Ched Myer writing in Who will Roll Away the Stone offers the following commentary on this week’s Gospel.
“Jesus accompanies the disciples on their inaugural journey to the ‘other side’ of the Sea of Galilee, the master metaphor for boundary crossing in the first half of Mark. But a storm – the ancient Hebrew symbol of opposition and chaos – blows up. The little boat – the ancient Christian symbol of the church—begins to take on water. The disciples, among whom we may presume were experienced boatmen, realize they are going down. They panic while Jesus sleeps(!). Mark chooses this desperate moment to place on their lips the disciples’ very first query in the story, screamed into the teeth of the howling gale: ‘Teacher! Do you not care if we perish?’ This is such a compassionate vignette! How often have we felt like this, terrified that we will be overwhelmed by all that threatens us, uncertain whether Jesus cares? Yet there is something odd about this tale; the disciple are more unnerved after Jesus silences the storm than they were in the midst of it.”
“The incredulity arises from this: If Jesus opens new space with his alternative authority, we can no longer take refuge in the excuses that we cannot reasonably be expected to live differently. Lovers of normalcy, we are uncertain where we want radical change; as on the Sea of Galilee, the storms of history are rough but at least they are predictable.” (Pgs. 406-407).

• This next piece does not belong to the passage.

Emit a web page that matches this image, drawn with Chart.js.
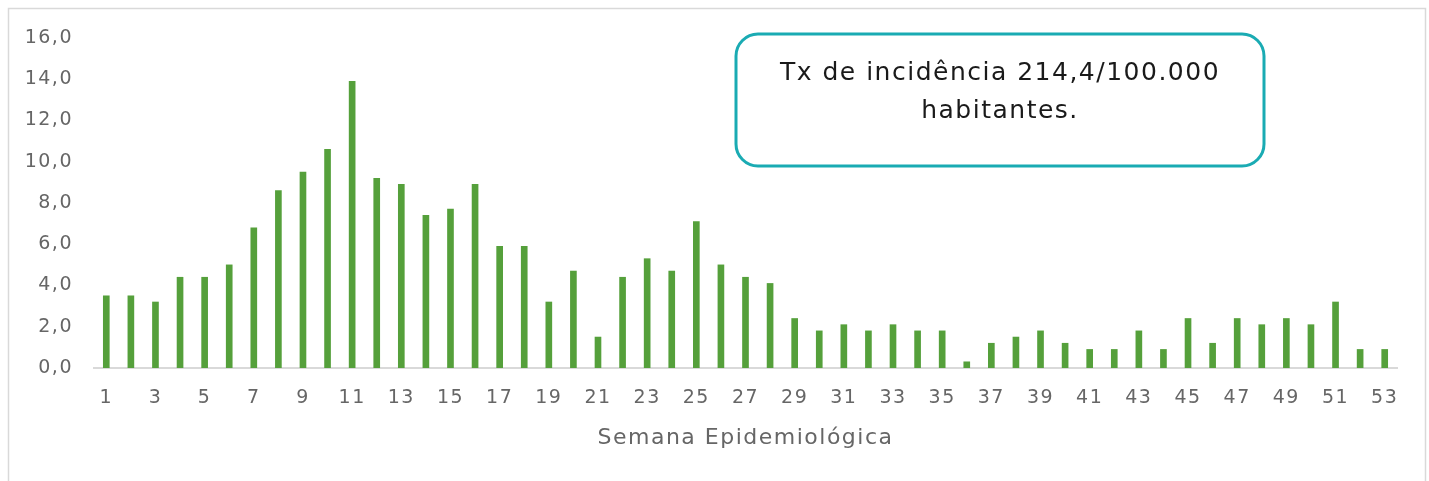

The storms we face today are different than those that the disciples and early church experienced, but we, too, are “lovers of normalcy.” Change does not come easy even in the face of abundant experiences and scientific data that reveal the causes and effects of not changing. Jesus was right there in the same boat with the disciples and yet they were afraid. He quieted the storm for them, but then challenged their faith.
It is a central tenet of our faith that God/Jesus works through us, the people who currently inhabit the world. We say we are the hands and feet of Jesus and yet, more often than not, we fail to step up to the tasks we are given. God has spoken through creation. God has spoken through scientists. God has spoken in our individual and collective experiences. God has spoken powerfully through Pope Francis. The message is intensifying: Our lifestyles have to change. We are running out of time. We are holding on to normalcy while the Earth burns. We refuse to end our dependence on fossil fuels for energy, on animals for food, and consumption as a way of life. We like our way of life. We don’t want to change.
Pope Francis reminds us repeatedly: everything is interconnected. Poverty, violence, human migration, the depletion of aquifers, the rising sea level, all of this and more is worsened by the ‘Climate Storm’ we face. God speaks through us and to us through others. We can see holy writing in desertification and floods. We have heard what we must do, but our actions, individual and collective, tell us that we don’t yet believe it. “Why? Are you terrified? Do you not yet have faith?”